After a CBC investigation that indicated dozens of MPs use trackers on their websites to target advertising to visitors, the House of Commons has indicated it will be undertaking a review.
Heather Bradley, spokeswoman for the House of Commons, said to the CBC that there weren’t any rules with respect to trackers.
“The governing policy for MP websites does not cover the use of trackers,” Bradley said in an email to CBC. “MP websites linked from the House of Commons members’ information page cannot be used for campaign purposes.
“Following the dissolution of the of the 42nd Parliament, the administration is reviewing all of these websites for policy compliance and will follow up with MPs directly as required.”

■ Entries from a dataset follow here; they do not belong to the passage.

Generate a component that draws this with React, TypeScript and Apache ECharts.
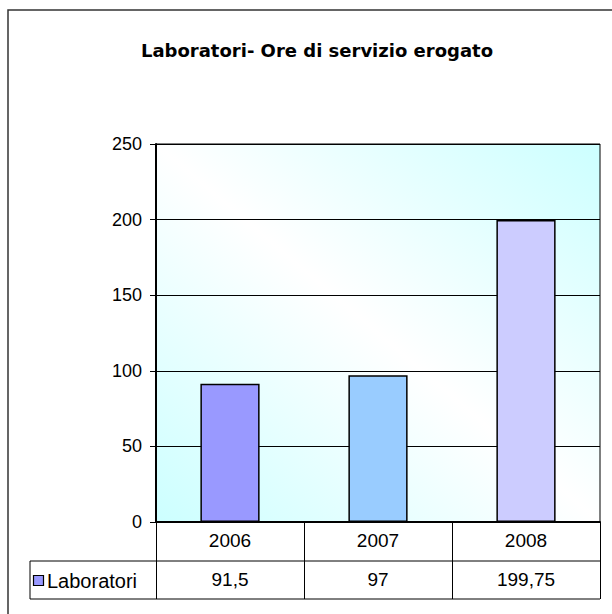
import React, { useEffect, useRef } from "react";
import * as echarts from "echarts";

const titleText = "Laboratori- Ore di servizio erogato";
const seriesName = "Laboratori";
const years = ["2006", "2007", "2008"];
const values = [91.5, 97, 199.75];
const yTicks = { min: 0, max: 250, interval: 50 };

const barColors = ["#9999ff", "#99ccff", "#ccccff"];
const FONT = "Liberation Sans, Arial, sans-serif";
const TITLE_FONT = "DejaVu Sans, Liberation Sans, Arial, sans-serif";

export default function App() {
  const ref = useRef<HTMLDivElement>(null);
  useEffect(() => {
    if (!ref.current) return;
    const chart = echarts.init(ref.current, undefined, { renderer: "svg" });
    const fmt = (v: number) => String(v).replace(".", ",");
    chart.setOption({
      animation: false,
      backgroundColor: "#fff",
      title: {
        text: titleText,
        left: 312,
        top: 36,
        textAlign: "center",
        textStyle: { fontFamily: TITLE_FONT, fontSize: 18, fontWeight: "bold", color: "#000" },
      },
      grid: {
        left: 156,
        top: 144,
        width: 444,
        height: 378,
        show: true,
        borderColor: "#000",
        borderWidth: 1,
        backgroundColor: {
          type: "linear",
          x: 0,
          y: 1,
          x2: 1,
          y2: 0,
          colorStops: [
            { offset: 0, color: "#ccffff" },
            { offset: 0.5, color: "#ffffff" },
            { offset: 1, color: "#ccffff" },
          ],
        },
      },
      xAxis: [
        {
          type: "category",
          data: years,
          position: "bottom",
          axisLine: { show: true, lineStyle: { color: "#000", width: 2 } },
          axisTick: { show: true, length: 77, lineStyle: { color: "#000", width: 1 } },
          axisLabel: { fontFamily: FONT, fontSize: 19, color: "#000", margin: 9 },
          splitLine: { show: false },
        },
        {
          type: "category",
          data: years,
          position: "bottom",
          offset: 39,
          axisLine: { show: false },
          axisTick: { show: false },
          axisLabel: {
            fontFamily: FONT,
            fontSize: 19,
            color: "#000",
            margin: 9,
            formatter: (_v: string, i: number) => fmt(values[i]),
          },
        },
      ],
      yAxis: {
        type: "value",
        min: yTicks.min,
        max: yTicks.max,
        interval: yTicks.interval,
        axisLine: { show: true, lineStyle: { color: "#000", width: 2 } },
        axisTick: { show: true, length: 6, lineStyle: { color: "#000", width: 1 } },
        axisLabel: { fontFamily: FONT, fontSize: 18, color: "#000", margin: 14 },
        splitLine: { show: true, lineStyle: { color: "#000", width: 1 } },
      },
      series: [
        {
          name: seriesName,
          type: "bar",
          xAxisIndex: 0,
          barWidth: "40%",
          data: values.map((v, i) => ({
            value: v,
            itemStyle: { color: barColors[i % barColors.length] },
          })),
          itemStyle: { borderColor: "#000", borderWidth: 1.5 },
        },
      ],
      graphic: [
        {
          type: "rect",
          shape: { x: 8, y: 10, width: 700, height: 700 },
          style: { fill: "none", stroke: "#333", lineWidth: 1.5 },
          silent: true,
        },
        {
          type: "line",
          shape: { x1: 30, y1: 561, x2: 600, y2: 561 },
          style: { stroke: "#000", lineWidth: 1 },
        },
        {
          type: "line",
          shape: { x1: 30, y1: 599, x2: 600, y2: 599 },
          style: { stroke: "#000", lineWidth: 1 },
        },
        {
          type: "line",
          shape: { x1: 30, y1: 561, x2: 30, y2: 599 },
          style: { stroke: "#000", lineWidth: 1 },
        },
        {
          type: "rect",
          shape: { x: 33.5, y: 575.5, width: 10, height: 10 },
          style: { fill: barColors[0], stroke: "#000", lineWidth: 1.2 },
        },
        {
          type: "text",
          x: 47,
          y: 581,
          style: {
            text: seriesName,
            fontFamily: FONT,
            fontSize: 20,
            fill: "#000",
            verticalAlign: "middle",
          },
        },
      ],
    });
    return () => chart.dispose();
  }, []);
  return (
    <div
      ref={ref}
      style={{ position: "absolute", left: 0, top: 0, width: 612, height: 614 }}
    />
  );
}
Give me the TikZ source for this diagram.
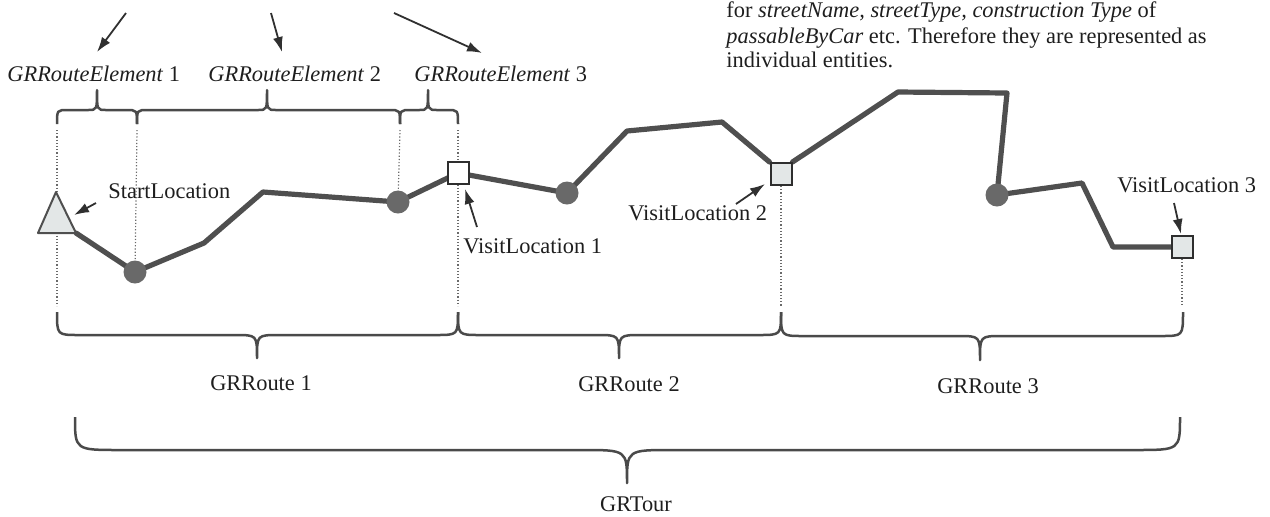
\documentclass[tikz,border=0pt]{standalone}
\usepackage{fontspec}
\setmainfont{Liberation Serif}
\usetikzlibrary{arrows.meta,backgrounds}
\definecolor{routegray}{HTML}{4F4F4F}
\definecolor{bracegray}{HTML}{4A4A4A}
\definecolor{dotgray}{HTML}{6A6A6A}
\definecolor{boxfill}{HTML}{E3E7E7}
\definecolor{boxline}{HTML}{2E2E2E}
\definecolor{arrowgray}{HTML}{303030}
\definecolor{textgray}{HTML}{1E1E1E}
\tikzset{
  lbl/.style={inner sep=0pt, font=\fontsize{11.2}{13}\selectfont, text=textgray},
  routeline/.style={draw=routegray, line width=2.6pt, line join=round, line cap=round},
  bracestyle/.style={draw=bracegray, line width=1.25pt, line join=round},
  dotline/.style={draw=dotgray, line width=0.6pt, dash pattern=on 0.6pt off 1pt},
  arr/.style={draw=arrowgray, line width=0.9pt, -{Latex[length=7.5pt,width=5pt]}},
  stopbox/.style={draw=boxline, line width=1pt, fill=boxfill, minimum width=10.5pt, minimum height=11pt, inner sep=0pt},
  waypt/.style={circle, fill=routegray!85!white, minimum size=11.5pt, inner sep=0pt},
}
% brace from x=#1 to x=#2 (#1<#2), tip at x=#3; ends at y=#4, flat at y=#5, tip at y=#6;
% end curve width #7, tip curve width #8
\newcommand{\drawbrace}[8]{%
  \draw[bracestyle] (#1,#4) .. controls (#1,#5) .. (#1+#7,#5) -- (#3-#8,#5)
    .. controls (#3,#5) .. (#3,#6) .. controls (#3,#5) .. (#3+#8,#5)
    -- (#2-#7,#5) .. controls (#2,#5) .. (#2,#4);}
\begin{document}
\begin{tikzpicture}[x=0.5pt,y=-0.5pt]
\useasboundingbox (0,0) rectangle (1270,516);

% right paragraph (partially visible)
\node[lbl, anchor=base west] (par1) at (726,17) {for \textit{streetName, streetType, construction Type} of};
\node[lbl, anchor=base west] (par2) at (726,43) {\textit{passableByCar} etc. Therefore they are represented as};
\node[lbl, anchor=base west] (par3) at (726,67) {individual entities.};

% route element labels
\node[lbl, anchor=base west] (gre1) at (7,81) {\textit{GRRouteElement} 1};
\node[lbl, anchor=base west] (gre2) at (208,81) {\textit{GRRouteElement} 2};
\node[lbl, anchor=base west] (gre3) at (414,81) {\textit{GRRouteElement} 3};

% top arrows
\coordinate (a1s) at (126,13); \coordinate (a1e) at (97,52);
\coordinate (a2s) at (271,13); \coordinate (a2e) at (282,52);
\coordinate (a3s) at (394,13); \coordinate (a3e) at (482,53);
\draw[arr] (a1s) -- (a1e);
\draw[arr] (a2s) -- (a2e);
\draw[arr] (a3s) -- (a3e);

% top braces
\drawbrace{57}{137}{97}{124}{110}{90}{11}{9}
\drawbrace{137}{400}{267}{124}{110}{90}{11}{9}
\drawbrace{400}{458}{428}{124}{110}{90}{11}{9}

% route nodes
\coordinate (t1) at (56,192);
\coordinate (t2) at (38,233);
\coordinate (t3) at (76,233);
\filldraw[fill=boxfill, draw=routegray, line width=1pt, line join=round] (t1) -- (t2) -- (t3) -- cycle;

\node[waypt] (c1) at (135,272) {};
\node[waypt] (c2) at (398,202) {};
\node[waypt] (c3) at (567,193) {};
\node[waypt] (c4) at (997,195) {};
\node[stopbox, fill=white] (s1) at (458,173) {};
\node[stopbox] (s2) at (781,174) {};
\node[stopbox] (s3) at (1182,247) {};

\coordinate (p1) at (204,243);
\coordinate (p2) at (263,192);
\coordinate (p3) at (627,131);
\coordinate (p4) at (722,122);
\coordinate (p5) at (898,92);
\coordinate (p6) at (1007,93);
\coordinate (p7) at (1082,183);
\coordinate (p8) at (1113,247);

% dotted guide lines
\coordinate (d1a) at (57,130); \coordinate (d1b) at (57,306);
\coordinate (d2a) at (137,130);
\coordinate (d3a) at (400,130);
\coordinate (d4a) at (458,130); \coordinate (d4b) at (458,306);
\coordinate (d5b) at (781,306);
\coordinate (d6b) at (1182,306);

\begin{scope}[on background layer]
  \draw[routeline] (t3) -- (c1.center) -- (p1) -- (p2) -- (c2.center) -- (s1.center)
     -- (c3.center) -- (p3) -- (p4) -- (s2.north west);
  \draw[routeline] (s2.north east) -- (p5) -- (p6) -- (c4.center) -- (p7) -- (p8) -- (s3.center);
  \draw[dotline] (d1a) -- (d1b);
  \draw[dotline] (d2a) -- (c1.center);
  \draw[dotline] (d3a) -- (c2.center);
  \draw[dotline] (d4a) -- (d4b);
  \draw[dotline] (s2.south) -- (d5b);
  \draw[dotline] (s3.south) -- (d6b);
\end{scope}

% location labels
\node[lbl, anchor=base west] (sl) at (108,198) {StartLocation};
\coordinate (sla) at (96,203); \coordinate (slb) at (74,215);
\draw[arr] (sla) -- (slb);

\node[lbl, anchor=base west] (vl1) at (463,253) {VisitLocation 1};
\coordinate (v1a) at (477,227); \coordinate (v1b) at (465,189);
\draw[arr] (v1a) -- (v1b);

\node[lbl, anchor=base west] (vl2) at (628,220) {VisitLocation 2};
\coordinate (v2a) at (736,204); \coordinate (v2b) at (765,184);
\draw[arr] (v2a) -- (v2b);

\node[lbl, anchor=base west] (vl3) at (1117,192) {VisitLocation 3};
\coordinate (v3a) at (1174,203); \coordinate (v3b) at (1181,234);
\draw[arr] (v3a) -- (v3b);

% bottom braces
\drawbrace{57}{458}{257}{312}{335}{358}{22}{22}
\drawbrace{458}{781}{619}{312}{335}{358}{22}{22}
\drawbrace{781}{1183}{980}{312}{336}{360}{22}{22}
\drawbrace{75}{1180}{627}{417}{450}{483}{45}{45}

\node[lbl, anchor=base] (r1) at (261,390) {GRRoute 1};
\node[lbl, anchor=base] (r2) at (629,391) {GRRoute 2};
\node[lbl, anchor=base] (r3) at (988,393) {GRRoute 3};
\node[lbl, anchor=base] (tour) at (636,511) {GRTour};
\end{tikzpicture}
\end{document}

The CBC report indicated that 87 percent of NDP MPs websites were redirected to the NDP.ca campaign site or to a site to reelect MPs that include donation buttons. The investigation revealed that dozens of MPs had ad trackers on their websites, which would target visitors to their sites during the election campaign.
CBC explained that this means those people visiting sites to try and contact an MP may find re-election ads for the MP’s site they visited on their Facebook feed or on other websites they later visit.
CBC uncovered that at least 99 MPs had one or more trackers used to target advertising.
The investigation discovered that the NDPs had the most, Liberals had the lowest and Conservatives varied.
These trackers raise privacy concerns and privacy and democracy watchdogs are calling for more oversight and a review when the next Parliament is in session.